### DATA SEGMENT

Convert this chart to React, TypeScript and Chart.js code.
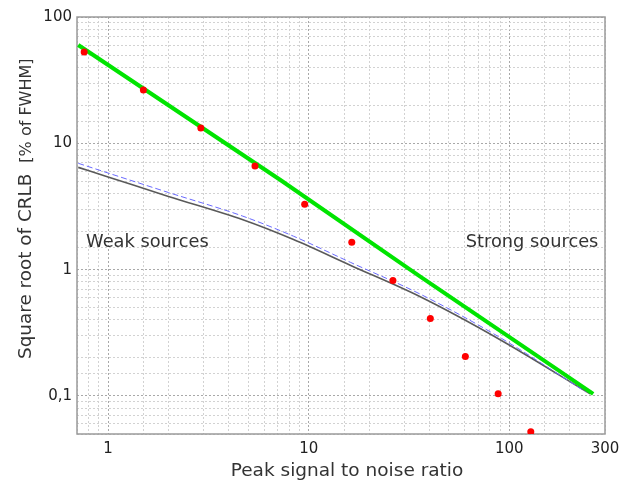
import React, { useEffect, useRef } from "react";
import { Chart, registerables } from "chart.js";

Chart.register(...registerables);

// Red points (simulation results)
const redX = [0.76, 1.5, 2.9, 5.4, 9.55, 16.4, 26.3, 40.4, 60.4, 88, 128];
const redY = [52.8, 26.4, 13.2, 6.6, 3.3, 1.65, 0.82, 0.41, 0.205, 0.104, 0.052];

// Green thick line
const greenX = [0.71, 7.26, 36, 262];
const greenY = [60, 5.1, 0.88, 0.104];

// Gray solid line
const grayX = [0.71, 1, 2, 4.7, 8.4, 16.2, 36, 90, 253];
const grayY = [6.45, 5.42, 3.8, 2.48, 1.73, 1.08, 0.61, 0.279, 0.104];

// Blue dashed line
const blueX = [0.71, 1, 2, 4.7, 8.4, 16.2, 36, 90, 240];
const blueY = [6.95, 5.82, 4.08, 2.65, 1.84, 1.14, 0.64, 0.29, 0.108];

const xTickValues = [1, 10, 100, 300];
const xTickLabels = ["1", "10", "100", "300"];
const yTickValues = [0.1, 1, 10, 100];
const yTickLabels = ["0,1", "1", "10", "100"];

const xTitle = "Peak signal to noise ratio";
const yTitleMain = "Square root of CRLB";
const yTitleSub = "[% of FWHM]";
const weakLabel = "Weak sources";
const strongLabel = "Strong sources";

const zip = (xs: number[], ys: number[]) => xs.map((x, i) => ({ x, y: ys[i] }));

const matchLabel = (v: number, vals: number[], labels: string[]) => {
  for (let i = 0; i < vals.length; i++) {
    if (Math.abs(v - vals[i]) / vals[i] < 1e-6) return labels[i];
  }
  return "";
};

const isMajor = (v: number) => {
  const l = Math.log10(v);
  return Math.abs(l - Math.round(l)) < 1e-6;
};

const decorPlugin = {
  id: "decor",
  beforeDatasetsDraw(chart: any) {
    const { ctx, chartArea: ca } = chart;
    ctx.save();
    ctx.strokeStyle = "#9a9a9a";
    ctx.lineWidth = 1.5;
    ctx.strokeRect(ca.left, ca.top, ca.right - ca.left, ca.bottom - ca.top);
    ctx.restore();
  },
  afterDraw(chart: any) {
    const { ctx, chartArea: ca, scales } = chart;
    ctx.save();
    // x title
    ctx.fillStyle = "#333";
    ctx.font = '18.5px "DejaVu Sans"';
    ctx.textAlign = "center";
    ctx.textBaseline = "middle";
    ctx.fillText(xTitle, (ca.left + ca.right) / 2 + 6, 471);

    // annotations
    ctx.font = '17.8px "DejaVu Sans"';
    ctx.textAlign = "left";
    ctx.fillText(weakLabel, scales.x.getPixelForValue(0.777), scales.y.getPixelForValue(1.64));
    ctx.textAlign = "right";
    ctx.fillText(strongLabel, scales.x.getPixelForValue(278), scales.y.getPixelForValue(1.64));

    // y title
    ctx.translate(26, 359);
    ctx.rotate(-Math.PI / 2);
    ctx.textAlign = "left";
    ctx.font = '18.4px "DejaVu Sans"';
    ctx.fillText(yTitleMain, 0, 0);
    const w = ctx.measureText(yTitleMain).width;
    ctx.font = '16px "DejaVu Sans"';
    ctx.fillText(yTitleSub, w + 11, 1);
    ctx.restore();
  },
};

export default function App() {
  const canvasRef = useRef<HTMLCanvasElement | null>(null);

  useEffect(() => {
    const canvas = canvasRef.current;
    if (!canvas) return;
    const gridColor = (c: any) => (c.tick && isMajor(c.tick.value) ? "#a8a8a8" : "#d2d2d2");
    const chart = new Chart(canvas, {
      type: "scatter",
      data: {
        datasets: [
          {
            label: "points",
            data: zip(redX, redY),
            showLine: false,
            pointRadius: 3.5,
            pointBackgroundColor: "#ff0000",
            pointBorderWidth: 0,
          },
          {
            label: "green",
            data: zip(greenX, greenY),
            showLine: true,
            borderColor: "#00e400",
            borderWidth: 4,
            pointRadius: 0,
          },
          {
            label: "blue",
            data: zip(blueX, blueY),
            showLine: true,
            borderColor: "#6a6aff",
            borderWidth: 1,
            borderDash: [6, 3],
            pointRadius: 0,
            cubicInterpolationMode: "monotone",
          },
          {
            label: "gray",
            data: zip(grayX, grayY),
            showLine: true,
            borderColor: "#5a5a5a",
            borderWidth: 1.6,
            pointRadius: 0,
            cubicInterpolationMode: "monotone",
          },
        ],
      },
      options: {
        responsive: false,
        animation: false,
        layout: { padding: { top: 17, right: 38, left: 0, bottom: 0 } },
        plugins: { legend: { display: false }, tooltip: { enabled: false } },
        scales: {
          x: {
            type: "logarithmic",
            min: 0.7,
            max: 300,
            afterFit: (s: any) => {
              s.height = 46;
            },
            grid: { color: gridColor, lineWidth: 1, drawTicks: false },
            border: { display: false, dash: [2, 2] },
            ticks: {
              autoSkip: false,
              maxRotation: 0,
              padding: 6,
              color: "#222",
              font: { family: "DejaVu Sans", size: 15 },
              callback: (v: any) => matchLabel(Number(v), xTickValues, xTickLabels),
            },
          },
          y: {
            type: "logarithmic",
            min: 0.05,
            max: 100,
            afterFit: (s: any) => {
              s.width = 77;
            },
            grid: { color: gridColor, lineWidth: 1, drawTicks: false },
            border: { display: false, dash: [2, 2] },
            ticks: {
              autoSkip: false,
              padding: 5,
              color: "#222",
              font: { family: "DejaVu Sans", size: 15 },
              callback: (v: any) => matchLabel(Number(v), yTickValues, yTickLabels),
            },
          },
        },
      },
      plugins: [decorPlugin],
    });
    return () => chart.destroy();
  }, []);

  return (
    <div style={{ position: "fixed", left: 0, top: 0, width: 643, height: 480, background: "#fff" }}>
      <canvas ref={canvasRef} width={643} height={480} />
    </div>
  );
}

######

▸ WHAT TO DO
Quote the data exactly, leaving every image out of the copy.

▸ SOLVED EXERCISE
Convert this chart to React, TypeScript and Chart.js code.
import React, { useEffect, useRef } from "react";
import { Chart, registerables } from "chart.js";

Chart.register(...registerables);

// Red points (simulation results)
const redX = [0.76, 1.5, 2.9, 5.4, 9.55, 16.4, 26.3, 40.4, 60.4, 88, 128];
const redY = [52.8, 26.4, 13.2, 6.6, 3.3, 1.65, 0.82, 0.41, 0.205, 0.104, 0.052];

// Green thick line
const greenX = [0.71, 7.26, 36, 262];
const greenY = [60, 5.1, 0.88, 0.104];

// Gray solid line
const grayX = [0.71, 1, 2, 4.7, 8.4, 16.2, 36, 90, 253];
const grayY = [6.45, 5.42, 3.8, 2.48, 1.73, 1.08, 0.61, 0.279, 0.104];

// Blue dashed line
const blueX = [0.71, 1, 2, 4.7, 8.4, 16.2, 36, 90, 240];
const blueY = [6.95, 5.82, 4.08, 2.65, 1.84, 1.14, 0.64, 0.29, 0.108];

const xTickValues = [1, 10, 100, 300];
const xTickLabels = ["1", "10", "100", "300"];
const yTickValues = [0.1, 1, 10, 100];
const yTickLabels = ["0,1", "1", "10", "100"];

const xTitle = "Peak signal to noise ratio";
const yTitleMain = "Square root of CRLB";
const yTitleSub = "[% of FWHM]";
const weakLabel = "Weak sources";
const strongLabel = "Strong sources";

const zip = (xs: number[], ys: number[]) => xs.map((x, i) => ({ x, y: ys[i] }));

const matchLabel = (v: number, vals: number[], labels: string[]) => {
  for (let i = 0; i < vals.length; i++) {
    if (Math.abs(v - vals[i]) / vals[i] < 1e-6) return labels[i];
  }
  return "";
};

const isMajor = (v: number) => {
  const l = Math.log10(v);
  return Math.abs(l - Math.round(l)) < 1e-6;
};

const decorPlugin = {
  id: "decor",
  beforeDatasetsDraw(chart: any) {
    const { ctx, chartArea: ca } = chart;
    ctx.save();
    ctx.strokeStyle = "#9a9a9a";
    ctx.lineWidth = 1.5;
    ctx.strokeRect(ca.left, ca.top, ca.right - ca.left, ca.bottom - ca.top);
    ctx.restore();
  },
  afterDraw(chart: any) {
    const { ctx, chartArea: ca, scales } = chart;
    ctx.save();
    // x title
    ctx.fillStyle = "#333";
    ctx.font = '18.5px "DejaVu Sans"';
    ctx.textAlign = "center";
    ctx.textBaseline = "middle";
    ctx.fillText(xTitle, (ca.left + ca.right) / 2 + 6, 471);

    // annotations
    ctx.font = '17.8px "DejaVu Sans"';
    ctx.textAlign = "left";
    ctx.fillText(weakLabel, scales.x.getPixelForValue(0.777), scales.y.getPixelForValue(1.64));
    ctx.textAlign = "right";
    ctx.fillText(strongLabel, scales.x.getPixelForValue(278), scales.y.getPixelForValue(1.64));

    // y title
    ctx.translate(26, 359);
    ctx.rotate(-Math.PI / 2);
    ctx.textAlign = "left";
    ctx.font = '18.4px "DejaVu Sans"';
    ctx.fillText(yTitleMain, 0, 0);
    const w = ctx.measureText(yTitleMain).width;
    ctx.font = '16px "DejaVu Sans"';
    ctx.fillText(yTitleSub, w + 11, 1);
    ctx.restore();
  },
};

export default function App() {
  const canvasRef = useRef<HTMLCanvasElement | null>(null);

  useEffect(() => {
    const canvas = canvasRef.current;
    if (!canvas) return;
    const gridColor = (c: any) => (c.tick && isMajor(c.tick.value) ? "#a8a8a8" : "#d2d2d2");
    const chart = new Chart(canvas, {
      type: "scatter",
      data: {
        datasets: [
          {
            label: "points",
            data: zip(redX, redY),
            showLine: false,
            pointRadius: 3.5,
            pointBackgroundColor: "#ff0000",
            pointBorderWidth: 0,
          },
          {
            label: "green",
            data: zip(greenX, greenY),
            showLine: true,
            borderColor: "#00e400",
            borderWidth: 4,
            pointRadius: 0,
          },
          {
            label: "blue",
            data: zip(blueX, blueY),
            showLine: true,
            borderColor: "#6a6aff",
            borderWidth: 1,
            borderDash: [6, 3],
            pointRadius: 0,
            cubicInterpolationMode: "monotone",
          },
          {
            label: "gray",
            data: zip(grayX, grayY),
            showLine: true,
            borderColor: "#5a5a5a",
            borderWidth: 1.6,
            pointRadius: 0,
            cubicInterpolationMode: "monotone",
          },
        ],
      },
      options: {
        responsive: false,
        animation: false,
        layout: { padding: { top: 17, right: 38, left: 0, bottom: 0 } },
        plugins: { legend: { display: false }, tooltip: { enabled: false } },
        scales: {
          x: {
            type: "logarithmic",
            min: 0.7,
            max: 300,
            afterFit: (s: any) => {
              s.height = 46;
            },
            grid: { color: gridColor, lineWidth: 1, drawTicks: false },
            border: { display: false, dash: [2, 2] },
            ticks: {
              autoSkip: false,
              maxRotation: 0,
              padding: 6,
              color: "#222",
              font: { family: "DejaVu Sans", size: 15 },
              callback: (v: any) => matchLabel(Number(v), xTickValues, xTickLabels),
            },
          },
          y: {
            type: "logarithmic",
            min: 0.05,
            max: 100,
            afterFit: (s: any) => {
              s.width = 77;
            },
            grid: { color: gridColor, lineWidth: 1, drawTicks: false },
            border: { display: false, dash: [2, 2] },
            ticks: {
              autoSkip: false,
              padding: 5,
              color: "#222",
              font: { family: "DejaVu Sans", size: 15 },
              callback: (v: any) => matchLabel(Number(v), yTickValues, yTickLabels),
            },
          },
        },
      },
      plugins: [decorPlugin],
    });
    return () => chart.destroy();
  }, []);

  return (
    <div style={{ position: "fixed", left: 0, top: 0, width: 643, height: 480, background: "#fff" }}>
      <canvas ref={canvasRef} width={643} height={480} />
    </div>
  );
}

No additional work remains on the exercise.